The momentum continued in February, when the company wrapped up its U.S. market sale offering of $750-million (U.S.) in subordinated notes, a security with a lesser claim on the company's assets than secured, senior debt. The notes come due in 2032 and pay a coupon of 4.061 per cent. This last issuance held appeal for Manulife because of its eligibility to be counted as regulatory capital, which insurers must hold to protect against risk.

"We saw the opportunity to access the U.S. markets on a cost-effective basis," said Halina von dem Hagen, Manulife's executive vice president of treasury and capital management.

For companies such as Fortis Inc. and Emera Inc., which issued their first rounds of U.S.-dollar bonds, the impetus to head south was clearer: the acquisition of U.S. companies. That was a motivator for many non-bank corporate issuers, as Canadian takeovers abroad hit new highs last year. A change in the pace of those tie-ups would likely contribute to volatility in issuance levels.

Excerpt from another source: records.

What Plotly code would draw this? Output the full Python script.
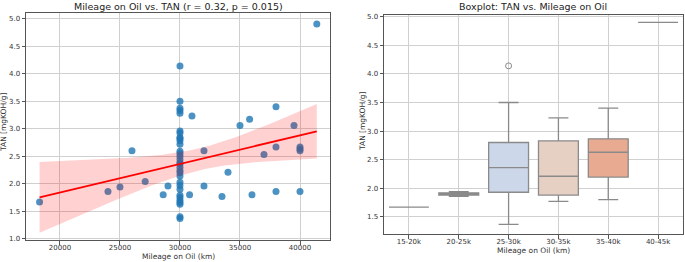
import numpy as np
import plotly.graph_objects as go

# ---------------- data ----------------
mileage_km = [18300, 24000, 25000, 26000, 27100, 28600, 29000,
              30000, 30000, 30000, 30000, 30000, 30000, 30000, 30000, 30000, 30000,
              30000, 30000, 30000, 30000, 30000, 30000, 30000, 30000, 30000, 30000,
              30000, 30000, 30000, 30000, 30000, 30000, 30000, 30000, 30000, 30000, 30000,
              30800, 31000, 32000, 32000, 33500, 34000, 35000,
              35800, 36000, 37000, 38000, 38000, 38000, 39500, 40000, 40000, 40000, 40000,
              41400]
tan_mgkoh = [1.67, 1.86, 1.94, 2.60, 2.04, 1.80, 1.96,
             4.14, 3.50, 3.37, 3.33, 3.28, 2.96, 2.92, 2.84, 2.82, 2.78,
             2.72, 2.59, 2.55, 2.50, 2.44, 2.38, 2.36, 2.30, 2.24, 2.20,
             2.14, 2.03, 1.97, 1.90, 1.79, 1.75, 1.70, 1.66, 1.63, 1.40, 1.37,
             1.80, 3.23, 1.96, 2.60, 1.77, 2.21, 3.06,
             3.17, 1.80, 2.53, 2.67, 3.40, 1.86, 3.06, 2.67, 2.63, 2.60, 1.86,
             4.90]
bin_edges = [15000, 20000, 25000, 30000, 35000, 40000, 45000]
bin_labels = ["15-20k", "20-25k", "25-30k", "30-35k", "35-40k", "40-45k"]
box_colors = ["#8fa6dd", "#b3c5e6", "#cdd7ea", "#e6d0c4", "#e8aa90", "#d98170"]
title_left = "Mileage on Oil vs. TAN (r = 0.32, p = 0.015)"
title_right = "Boxplot: TAN vs. Mileage on Oil"
x_title = "Mileage on Oil (km)"
y_title = "TAN [mgKOH/g]"
x_ticks_left = [20000, 25000, 30000, 35000, 40000]
y_ticks_left = [1.0, 1.5, 2.0, 2.5, 3.0, 3.5, 4.0, 4.5, 5.0]
y_ticks_right = [1.5, 2.0, 2.5, 3.0, 3.5, 4.0, 4.5, 5.0]

# ---------------- regression ----------------
x = np.array(mileage_km, dtype=float)
y = np.array(tan_mgkoh, dtype=float)
n = len(x)
slope, intercept = np.polyfit(x, y, 1)
xs = np.linspace(x.min(), x.max(), 100)
ys = intercept + slope * xs
resid = y - (intercept + slope * x)
s = np.sqrt(np.sum(resid ** 2) / (n - 2))
sxx = np.sum((x - x.mean()) ** 2)
se = s * np.sqrt(1.0 / n + (xs - x.mean()) ** 2 / sxx)
tcrit = 2.3
upper = ys + tcrit * se
lower = ys - tcrit * se

FONT = "DejaVu Sans"
EDGE = "#8a8a8a"
fig = go.Figure()

fig.add_trace(go.Scatter(x=x, y=y, mode="markers",
                         marker=dict(color="#1f77b4", size=7, opacity=0.8, line=dict(width=0)),
                         xaxis="x", yaxis="y", showlegend=False))
fig.add_trace(go.Scatter(x=np.concatenate([xs, xs[::-1]]), y=np.concatenate([upper, lower[::-1]]),
                         fill="toself", fillcolor="rgba(255,0,0,0.18)", line=dict(width=0),
                         mode="lines", xaxis="x", yaxis="y", showlegend=False, hoverinfo="skip"))
fig.add_trace(go.Scatter(x=xs, y=ys, mode="lines", line=dict(color="red", width=1.8),
                         xaxis="x", yaxis="y", showlegend=False))

# ---------------- boxplots (stats like pandas/seaborn) ----------------
bins = np.digitize(x, bin_edges[1:-1], right=True)
out_x, out_y = [], []
for i, lab in enumerate(bin_labels):
    vals = y[bins == i]
    q1, med, q3 = np.percentile(vals, [25, 50, 75])
    iqr = q3 - q1
    lo_f, hi_f = q1 - 1.5 * iqr, q3 + 1.5 * iqr
    inside = vals[(vals >= lo_f) & (vals <= hi_f)]
    lw, uw = inside.min(), inside.max()
    for v in vals[(vals < lo_f) | (vals > hi_f)]:
        out_x.append(lab)
        out_y.append(v)
    fig.add_trace(go.Box(x=[lab], q1=[q1], median=[med], q3=[q3], lowerfence=[lw], upperfence=[uw],
                         name=lab, xaxis="x2", yaxis="y2",
                         fillcolor=box_colors[i], line=dict(color=EDGE, width=1.3),
                         width=0.8, whiskerwidth=0.5, showlegend=False))
fig.add_trace(go.Scatter(x=out_x, y=out_y, mode="markers", xaxis="x2", yaxis="y2",
                         marker=dict(symbol="circle-open", color=EDGE, size=6, line=dict(width=1)),
                         showlegend=False))

axis_common = dict(showgrid=True, gridcolor="#d0d0d0", gridwidth=1, showline=True,
                   linecolor="#555555", linewidth=1, mirror=True, ticks="outside",
                   ticklen=3.5, tickcolor="#555555", zeroline=False,
                   tickfont=dict(family=FONT, size=7, color="#333333"),
                   automargin=False)

def ann(text, xp, yp, size=7.5, angle=0, color="#333333"):
    return dict(text=text, x=xp / 685, y=1 - yp / 262, xref="paper", yref="paper",
                showarrow=False, font=dict(family=FONT, size=size, color=color),
                xanchor="center", yanchor="middle", textangle=angle)

fig.update_layout(
    width=685, height=262,
    margin=dict(l=0, r=0, t=0, b=0),
    paper_bgcolor="white", plot_bgcolor="white",
    font=dict(family=FONT, color="#333333"),
    xaxis=dict(domain=[26 / 685, 330 / 685], range=[17170, 42500], tickvals=x_ticks_left,
               tickformat="d", ticklabelstandoff=-3, anchor="y", **axis_common),
    yaxis=dict(domain=[22 / 262, 249 / 262], range=[0.98, 5.1], tickvals=y_ticks_left,
               tickformat=".1f", anchor="x", **axis_common),
    xaxis2=dict(domain=[384 / 685, 683 / 685], range=[-0.5, 5.5], type="category",
                categoryorder="array", categoryarray=bin_labels, ticklabelstandoff=-3,
                anchor="y2", **axis_common),
    yaxis2=dict(domain=[28 / 262, 247 / 262], range=[1.2, 5.03], tickvals=y_ticks_right,
                tickformat=".1f", anchor="x2", **axis_common),
    annotations=[
        ann(title_left, 178, 6, size=9.5, color="#222222"),
        ann(title_right, 533, 7, size=9.5, color="#222222"),
        ann(x_title, 178, 256),
        ann(x_title, 533, 250),
        ann(y_title, 4, 123, angle=-90),
        ann(y_title, 362, 122, angle=-90),
    ],
)

fig.write_html("out.html", config={"displayModeBar": False},
               post_script="document.body.style.margin='0';document.body.style.overflow='hidden';")
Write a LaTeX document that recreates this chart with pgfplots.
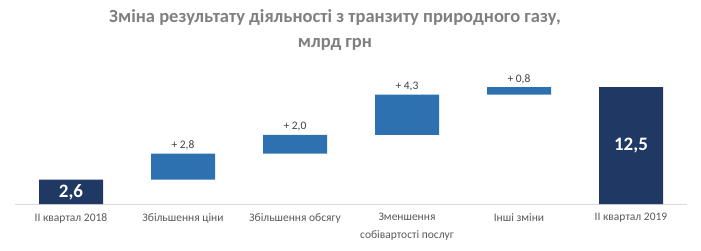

Other companies are driven almost exclusively by pricing, such as Rogers Communications Inc., which has a long history of issuing debt of varying degrees of quality in the United States and Canada, including a $500-million (U.S.) offering of senior notes last fall. The company monitors pricing in various markets on a weekly basis and can move quickly to issue new debt. Telus Corp., which did its first $600-million (U.S.) issuance in the United States last year, was also motivated in part by the opportunity to get slightly better pricing in the United States than it could find in Canada, several bankers noted, though conditions are now swinging back in Canada's favour.

The trend of cross-border debt was also pronounced among government issuers last year, said Rob Brown, co-head of debt capital markets at RBC Dominion Securities. Several provinces looked to the U.S. dollar, British sterling and Euro markets, reducing their reliance on the Canadian market and embracing foreign investor demand.

Canadian governments recorded their highest number of cross-border debt issuances in a decade in 2016, raising more than $30.6-billion (Canadian), according to figures compiled by Thomson Reuters. Those figures include national and provincial governments, a well as state-owned groups such as Export Development Canada.

As for their motivation, governments tend to be especially price-sensitive when doing offshore deals, Mr. Brown said, pointing to the Province of Alberta's inaugural dip into the British bond market with a £650-million ($1.07-billion) transaction this year as one example.

"It was competitive relative to Canadian domestic levels, and then at the same time offered them diversity of funding in an environment where their funding needs are increasing year-over-year," said Mr. Brown. "So we expect to see more of that, and that to be sustained going forward – and more predictable than offshore issuance in the corporate market, which tends to be more situation specific and event driven."

BMO's Mr. Sibthorpe expects debt financing volumes in the corporate space will also stay high through the coming year, pointing to financial firms and pipeline energy infrastructure companies as potentially busy groups.

"We expect next year to be very active again at similar levels to what we have seen this past year in Canada," he said.